Chaos engineering is a disciplined approach to identifying weaknesses in systems through controlled disruptions. Rather than waiting for an unexpected outage to reveal flaws, engineering teams proactively simulate real-world failures.
The concept gained widespread attention after Netflix introduced Chaos Monkey, a tool that randomly terminated instances in production to verify the resilience of their cloud infrastructure. Since then, the practice has evolved into a structured methodology with clear principles:
- Define steady state: Identify measurable indicators of normal system behavior (e.g., latency, throughput, error rate).
- Form hypotheses: Predict how the system should respond to specific failures.
- Inject controlled faults: Simulate realistic disruptions.
- Measure impact: Observe changes in system behavior.

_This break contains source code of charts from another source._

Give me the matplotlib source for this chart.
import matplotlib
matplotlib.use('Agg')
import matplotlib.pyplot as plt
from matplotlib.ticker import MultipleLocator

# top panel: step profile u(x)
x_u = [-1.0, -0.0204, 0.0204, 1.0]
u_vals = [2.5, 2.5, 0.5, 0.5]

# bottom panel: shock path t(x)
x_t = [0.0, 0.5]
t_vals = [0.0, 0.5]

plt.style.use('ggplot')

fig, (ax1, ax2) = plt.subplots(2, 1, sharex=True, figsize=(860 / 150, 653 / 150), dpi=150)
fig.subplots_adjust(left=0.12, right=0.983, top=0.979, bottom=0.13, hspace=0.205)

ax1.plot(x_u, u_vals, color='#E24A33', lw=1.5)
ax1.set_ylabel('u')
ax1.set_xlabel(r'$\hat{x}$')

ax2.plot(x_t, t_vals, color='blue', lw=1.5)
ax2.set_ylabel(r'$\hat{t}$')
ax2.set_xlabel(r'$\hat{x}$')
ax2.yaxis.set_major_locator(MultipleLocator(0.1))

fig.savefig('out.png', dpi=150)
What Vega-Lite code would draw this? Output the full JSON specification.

- Automate experiments: Continuously validate reliability.
Chaos engineering shifts reliability from being reactive to proactive. Instead of asking, “Why did the system fail?” teams ask, “How will the system behave when it fails?”

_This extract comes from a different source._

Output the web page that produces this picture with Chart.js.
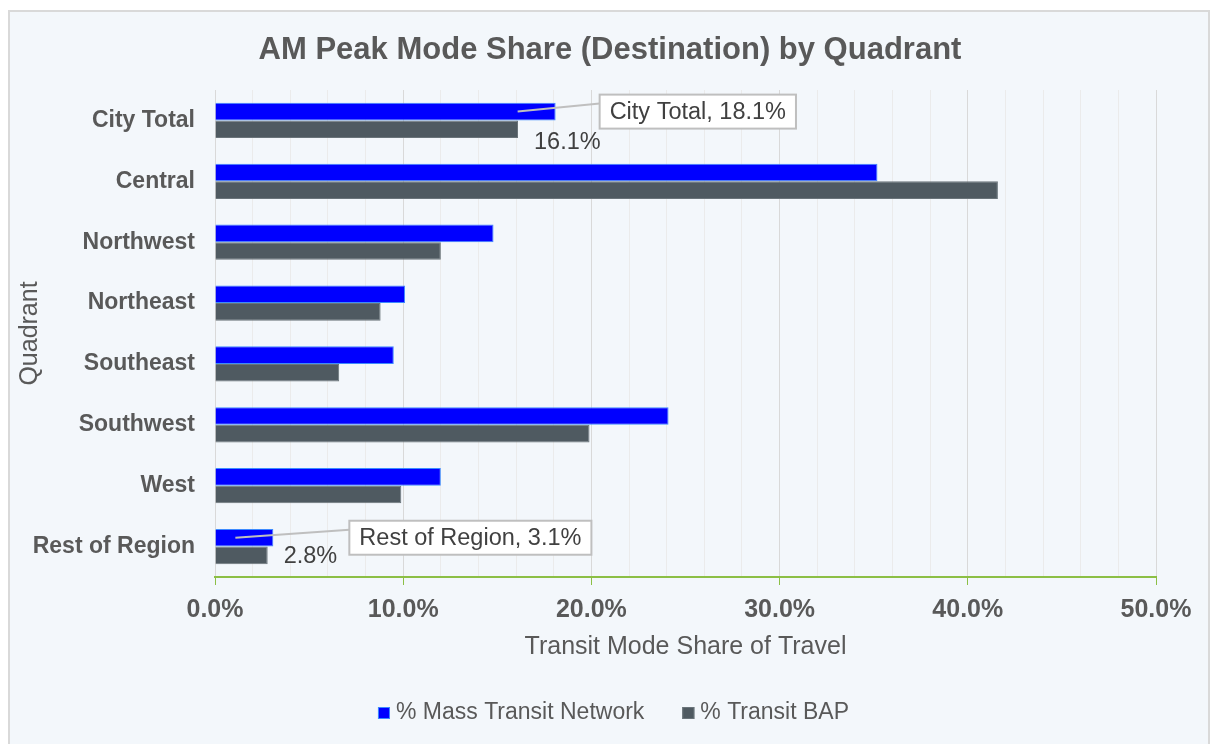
<!DOCTYPE html>
<html>
<head>
<meta charset="utf-8">
<script src="https://cdn.jsdelivr.net/npm/chart.js@4.4.1/dist/chart.umd.min.js"></script>
<style>
  html, body { margin: 0; padding: 0; background: #ffffff; }
  #wrap { width: 1211px; height: 744px; }
</style>
</head>
<body>
<div id="wrap"><canvas id="chart" width="1211" height="744"></canvas></div>
<script>
// chart data
var chartTitle = 'AM Peak Mode Share (Destination) by Quadrant';
var quadrants = ['City Total', 'Central', 'Northwest', 'Northeast', 'Southeast', 'Southwest', 'West', 'Rest of Region'];
var massTransit = [18.1, 35.2, 14.8, 10.1, 9.5, 24.1, 12.0, 3.1];
var transitBAP = [16.1, 41.6, 12.0, 8.8, 6.6, 19.9, 9.9, 2.8];
var seriesNames = ['% Mass Transit Network', '% Transit BAP'];
var xTickLabels = [0, 10, 20, 30, 40, 50];

// which bars carry a label (placement is tweaked by hand, like in the original)
var callouts = [{ index: 0, dx: 44 }, { index: 7, dx: 76 }];
var valueLabels = [{ index: 0, dy: 13 }, { index: 7, dy: 1 }];

var FONT = '"Liberation Sans", Arial, sans-serif';
var TEXT = '#595959';

// white page, light blue chart frame and the title (centred on the frame, not the plot)
var framePlugin = {
    id: 'frame',
    beforeDraw: function(chart) {
        var ctx = chart.ctx;
        ctx.save();
        ctx.fillStyle = '#ffffff';
        ctx.fillRect(0, 0, chart.width, chart.height);
        ctx.fillStyle = '#f3f7fb';
        ctx.fillRect(9, 11, 1200, 800);
        ctx.strokeStyle = '#d9d9d9';
        ctx.lineWidth = 2;
        ctx.strokeRect(9, 11, 1200, 800);

        ctx.fillStyle = TEXT;
        ctx.font = 'bold 31px ' + FONT;
        ctx.textAlign = 'center';
        ctx.textBaseline = 'middle';
        ctx.fillText(chartTitle, 610, 50);
        ctx.restore();
    }
};

// data labels and the two boxed callouts
var calloutPlugin = {
    id: 'callouts',
    afterDatasetsDraw: function(chart) {
        var ctx = chart.ctx;
        var blue = chart.getDatasetMeta(0).data;
        var grey = chart.getDatasetMeta(1).data;
        ctx.save();
        ctx.font = '23.5px ' + FONT;
        ctx.textBaseline = 'middle';
        ctx.textAlign = 'left';

        ctx.fillStyle = '#404040';
        valueLabels.forEach(function(l) {
            var bar = grey[l.index];
            ctx.fillText(transitBAP[l.index].toFixed(1) + '%', bar.x + 16, bar.y + l.dy);
        });

        callouts.forEach(function(c) {
            var bar = blue[c.index];
            var text = quadrants[c.index] + ', ' + massTransit[c.index].toFixed(1) + '%';
            var w = ctx.measureText(text).width + 20;
            var left = bar.x + c.dx;
            var top = bar.y - 17;

            ctx.strokeStyle = '#bfbfbf';
            ctx.lineWidth = 2;
            ctx.beginPath();
            ctx.moveTo(bar.x - 38, bar.y);
            ctx.lineTo(left, bar.y - 8);
            ctx.stroke();

            ctx.fillStyle = '#ffffff';
            ctx.fillRect(left, top, w, 34);
            ctx.strokeRect(left, top, w, 34);

            ctx.fillStyle = '#404040';
            ctx.fillText(text, left + 10, bar.y + 1);
        });
        ctx.restore();
    }
};

// legend under the axis title
var legendPlugin = {
    id: 'bottomLegend',
    afterDraw: function(chart) {
        var ctx = chart.ctx;
        var sets = chart.data.datasets;
        var gap = 38;
        ctx.save();
        ctx.font = '23px ' + FONT;
        ctx.textBaseline = 'middle';
        ctx.textAlign = 'left';

        var widths = sets.map(function(ds) { return 18 + ctx.measureText(ds.label).width; });
        var total = widths.reduce(function(a, b) { return a + b; }, 0) + gap * (sets.length - 1);
        var x = chart.width / 2 + 8 - total / 2;
        var y = 713;

        for (var i = 0; i < sets.length; i++) {
            ctx.fillStyle = sets[i].backgroundColor;
            ctx.fillRect(x, y - 6, 12, 12);
            ctx.strokeStyle = sets[i].borderColor;
            ctx.lineWidth = 1;
            ctx.strokeRect(x + 0.5, y - 5.5, 11, 11);
            ctx.fillStyle = TEXT;
            ctx.fillText(sets[i].label, x + 18, y);
            x += widths[i] + gap;
        }
        ctx.restore();
    }
};

function isMajor(c) {
    return c.tick && xTickLabels.indexOf(c.tick.value) >= 0;
}

new Chart(document.getElementById('chart'), {
    type: 'bar',
    data: {
        labels: quadrants,
        datasets: [
            {
                label: seriesNames[0],
                data: massTransit,
                backgroundColor: '#0000ff',
                borderColor: '#3d8bff',
                borderWidth: 1,
                categoryPercentage: 0.58,
                barPercentage: 1
            },
            {
                label: seriesNames[1],
                data: transitBAP,
                backgroundColor: '#4f5a61',
                borderColor: '#6a747a',
                borderWidth: 1,
                categoryPercentage: 0.58,
                barPercentage: 1
            }
        ]
    },
    options: {
        indexAxis: 'y',
        responsive: false,
        animation: false,
        layout: { padding: { left: 10, right: 55, top: 90, bottom: 82 } },
        plugins: {
            legend: { display: false },
            tooltip: { enabled: false },
            title: { display: false }
        },
        scales: {
            x: {
                min: 0,
                max: 50,
                ticks: {
                    stepSize: 2,
                    autoSkip: false,
                    maxRotation: 0,
                    color: TEXT,
                    padding: 10,
                    font: { family: FONT, size: 25, weight: 'bold' },
                    callback: function(v) {
                        return xTickLabels.indexOf(v) >= 0 ? v.toFixed(1) + '%' : '';
                    }
                },
                grid: {
                    color: function(c) { return isMajor(c) ? '#d9d9d9' : '#ebebeb'; },
                    tickColor: function(c) { return isMajor(c) ? '#8cbf45' : 'rgba(0,0,0,0)'; },
                    tickLength: 8,
                    lineWidth: 1
                },
                border: { color: '#8cbf45', width: 2 },
                title: {
                    display: true,
                    text: 'Transit Mode Share of Travel',
                    color: TEXT,
                    font: { family: FONT, size: 25 },
                    padding: { top: 0, bottom: 0 }
                },
                afterFit: function(scale) { scale.height = 85; }
            },
            y: {
                ticks: {
                    autoSkip: false,
                    color: TEXT,
                    padding: 12,
                    font: { family: FONT, size: 23, weight: 'bold' }
                },
                grid: { display: false },
                border: { display: false },
                title: {
                    display: true,
                    text: 'Quadrant',
                    color: TEXT,
                    font: { family: FONT, size: 25 },
                    padding: { top: 5, bottom: 0 }
                },
                afterFit: function(scale) { scale.width = 205; }
            }
        }
    },
    plugins: [framePlugin, calloutPlugin, legendPlugin]
});
</script>
</body>
</html>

The Need for Chaos Engineering in Kubernetes Environments
Kubernetes has become the orchestration backbone for cloud-native applications. While powerful, it introduces complexity in the form of distributed services, dynamic scaling, and interdependent components.
Failures in such environments are rarely simple. They may involve:
- Network latency between services
- Pod evictions or container crashes
- Resource exhaustion (CPU or memory pressure)
- DNS misconfiguration
- Node failure
- Cloud provider outages
Testing these scenarios manually is difficult and error-prone. That’s why tools specifically built for Kubernetes, such as Chaos Mesh, are invaluable.
What Is Chaos Mesh?
Chaos Mesh is an open-source chaos engineering platform designed specifically for Kubernetes. It enables teams to simulate a wide range of faults directly within containerized environments.
Built using custom resource definitions (CRDs) in Kubernetes, Chaos Mesh integrates naturally with cluster workflows. This means engineers can define chaos experiments as declarative YAML configurations and manage them like any other Kubernetes resource.
Some of the most powerful features of Chaos Mesh include:
- Pod chaos: Kill pods or simulate container crashes.
- Network chaos: Inject latency, packet loss, or partition networks.
- Stress chaos: Apply CPU or memory pressure.
- IO chaos: Simulate disk latency or errors.
- Time chaos: Alter system time in containers.
- DNS chaos: Simulate DNS resolution failures.
Its Kubernetes-native design makes it highly scalable and suitable for both staging and production environments.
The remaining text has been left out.